Fly Me to the Moon: Apollo 11 at 50

By Clare F. RSS Tue, July 16, 2019

Fifty years ago today, Neil Armstrong, Buzz Aldrin, and Michael Collins first set off into space to explore the surface of the Moon. Their mission, Apollo 11, was the culmination of decades of determined research and experimentation in rocketry, computing, aeronautics, astronomy, telecommunications, and other high-minded fields. Though the Apollo program was born out of the Cold War rivalry between the United States and the Soviet Union (many of the same rockets used to lift astronauts into space were first designed to carry doomsday weapons), the outrageous fact that human beings have existed on another celestial body transcends any one nation or any earthly conflict. As is written on the steel plaque that Armstrong and Aldrin left behind in July 1969: "We came in peace for all mankind."

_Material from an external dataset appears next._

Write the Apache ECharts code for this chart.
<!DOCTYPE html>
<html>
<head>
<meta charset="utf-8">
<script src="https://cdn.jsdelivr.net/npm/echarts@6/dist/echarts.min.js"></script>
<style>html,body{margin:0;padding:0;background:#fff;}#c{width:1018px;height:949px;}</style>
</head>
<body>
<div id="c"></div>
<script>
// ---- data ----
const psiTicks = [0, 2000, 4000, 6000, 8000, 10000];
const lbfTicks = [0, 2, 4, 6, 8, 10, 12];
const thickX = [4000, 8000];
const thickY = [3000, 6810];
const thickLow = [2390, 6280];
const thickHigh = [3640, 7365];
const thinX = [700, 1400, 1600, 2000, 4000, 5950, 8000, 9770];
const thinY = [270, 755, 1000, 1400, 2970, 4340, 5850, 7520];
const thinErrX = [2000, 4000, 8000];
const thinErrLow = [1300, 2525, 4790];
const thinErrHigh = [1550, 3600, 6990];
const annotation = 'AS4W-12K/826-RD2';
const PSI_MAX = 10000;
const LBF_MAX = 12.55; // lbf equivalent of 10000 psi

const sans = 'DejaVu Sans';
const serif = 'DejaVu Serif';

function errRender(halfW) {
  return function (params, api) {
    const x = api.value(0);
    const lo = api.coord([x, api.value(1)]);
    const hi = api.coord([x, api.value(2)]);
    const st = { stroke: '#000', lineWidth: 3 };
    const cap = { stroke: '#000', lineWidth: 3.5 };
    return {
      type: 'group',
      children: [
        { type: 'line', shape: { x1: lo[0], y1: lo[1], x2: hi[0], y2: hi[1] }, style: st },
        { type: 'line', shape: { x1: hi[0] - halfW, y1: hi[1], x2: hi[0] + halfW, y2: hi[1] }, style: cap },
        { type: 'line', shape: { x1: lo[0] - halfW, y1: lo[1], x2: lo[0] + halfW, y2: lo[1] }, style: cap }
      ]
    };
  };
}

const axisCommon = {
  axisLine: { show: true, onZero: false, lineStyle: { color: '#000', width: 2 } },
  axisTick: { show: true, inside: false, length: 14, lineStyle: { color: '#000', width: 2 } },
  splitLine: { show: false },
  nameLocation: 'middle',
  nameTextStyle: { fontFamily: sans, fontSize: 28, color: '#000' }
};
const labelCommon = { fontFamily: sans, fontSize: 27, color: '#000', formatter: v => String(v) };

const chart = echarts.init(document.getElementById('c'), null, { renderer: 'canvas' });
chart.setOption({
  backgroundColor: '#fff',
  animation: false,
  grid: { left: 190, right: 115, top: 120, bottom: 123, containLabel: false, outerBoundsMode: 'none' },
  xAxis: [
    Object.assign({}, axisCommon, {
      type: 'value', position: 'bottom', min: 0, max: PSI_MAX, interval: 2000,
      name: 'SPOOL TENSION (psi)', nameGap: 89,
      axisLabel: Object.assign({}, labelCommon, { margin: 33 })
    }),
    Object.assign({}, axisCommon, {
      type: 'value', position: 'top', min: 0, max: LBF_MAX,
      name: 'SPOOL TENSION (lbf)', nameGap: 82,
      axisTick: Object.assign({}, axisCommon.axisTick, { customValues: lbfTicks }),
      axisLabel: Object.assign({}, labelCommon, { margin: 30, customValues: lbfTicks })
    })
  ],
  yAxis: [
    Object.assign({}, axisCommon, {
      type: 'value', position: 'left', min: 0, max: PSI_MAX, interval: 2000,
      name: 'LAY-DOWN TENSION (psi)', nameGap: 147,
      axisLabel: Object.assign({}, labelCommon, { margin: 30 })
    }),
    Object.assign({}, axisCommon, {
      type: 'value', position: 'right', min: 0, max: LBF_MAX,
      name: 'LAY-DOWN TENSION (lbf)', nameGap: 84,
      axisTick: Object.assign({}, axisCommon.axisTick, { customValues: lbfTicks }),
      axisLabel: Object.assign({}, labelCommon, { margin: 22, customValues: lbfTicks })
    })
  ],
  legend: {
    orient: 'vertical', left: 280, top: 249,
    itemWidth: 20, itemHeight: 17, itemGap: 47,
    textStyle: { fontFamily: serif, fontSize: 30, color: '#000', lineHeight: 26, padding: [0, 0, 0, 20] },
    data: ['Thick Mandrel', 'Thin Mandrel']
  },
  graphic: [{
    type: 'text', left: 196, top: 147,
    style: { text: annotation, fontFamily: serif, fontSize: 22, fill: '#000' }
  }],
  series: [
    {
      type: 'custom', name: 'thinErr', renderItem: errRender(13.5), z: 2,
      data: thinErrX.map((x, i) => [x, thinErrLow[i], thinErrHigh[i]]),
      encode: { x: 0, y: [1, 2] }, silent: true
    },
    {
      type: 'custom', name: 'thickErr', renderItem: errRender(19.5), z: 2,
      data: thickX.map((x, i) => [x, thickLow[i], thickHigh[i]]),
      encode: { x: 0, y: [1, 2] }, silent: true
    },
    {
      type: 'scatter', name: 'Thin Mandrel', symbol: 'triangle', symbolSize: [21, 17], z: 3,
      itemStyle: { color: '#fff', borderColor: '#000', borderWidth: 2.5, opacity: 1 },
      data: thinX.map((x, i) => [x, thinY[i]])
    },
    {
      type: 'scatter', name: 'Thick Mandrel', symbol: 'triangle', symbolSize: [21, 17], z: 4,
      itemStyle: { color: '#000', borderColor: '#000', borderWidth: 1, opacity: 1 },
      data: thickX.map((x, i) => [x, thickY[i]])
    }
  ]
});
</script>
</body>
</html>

In 1972, we left the Moon and never went back; only the future will reveal whether Apollo 11 was the first step on our path into the universe or just a historical oddity for an Earth-bound species. But for now, we can use the memory as a reminder that humans are capable of greater things than the struggle for daily life. In that spirit, here are a few works of art in the Free Library’s collection that use cosmic settings to expand our horizons.
 

Over the past decade, Hollywood has seen a small fad for "realistic"–seeming science fiction: movies such as Moon (2009), Gravity (2013), Interstellar (2014), and The Martian (2015). All of films owe an incalculable debt, of course, to Stanley Kubrick and Arthur C. Clarke's brilliant 2001: A Space Odyssey. Fans of 2001 are advised to head straight for Space Odyssey: Stanley Kubrick, Arthur C. Clarke, and the Making of Masterpiece, Michael Benson's incredible new behind-the-scenes narrative of the movie’s creation. (Teaser: the black monolith that descends from the sky at the beginning of the film? It was actually a piece of wood, covered in dozens of layers of black lacquer.)
 

 

 

If it is the vast and overwhelming mysteriousness of outer space that you find compelling about Apollo, you might enjoy Cosmicomics (1968), by Italo Calvino. It follows an immortal being named Qfwfq in its journeys around the developing universe in search of fun and games, mathematical adventures, and romance.

 


 

 

 

 

 

In terms of endorsements of outer space’s capacity to put our daily struggles into context, it’s hard to top President Barack Obama’s blurb for The Three-Body Problem (2007) by Liu Cixin: "The scope of it was immense. So that was fun to read, partly because my day-to-day problems with Congress seem fairly petty—not something to worry about. Aliens are about to invade!" The Three-Body Problem is a strange and amazing hybrid of a fast-paced detective thriller, a memoir of the Cultural Revolution, and a confrontation between humanity and a vastly more advanced alien intelligence.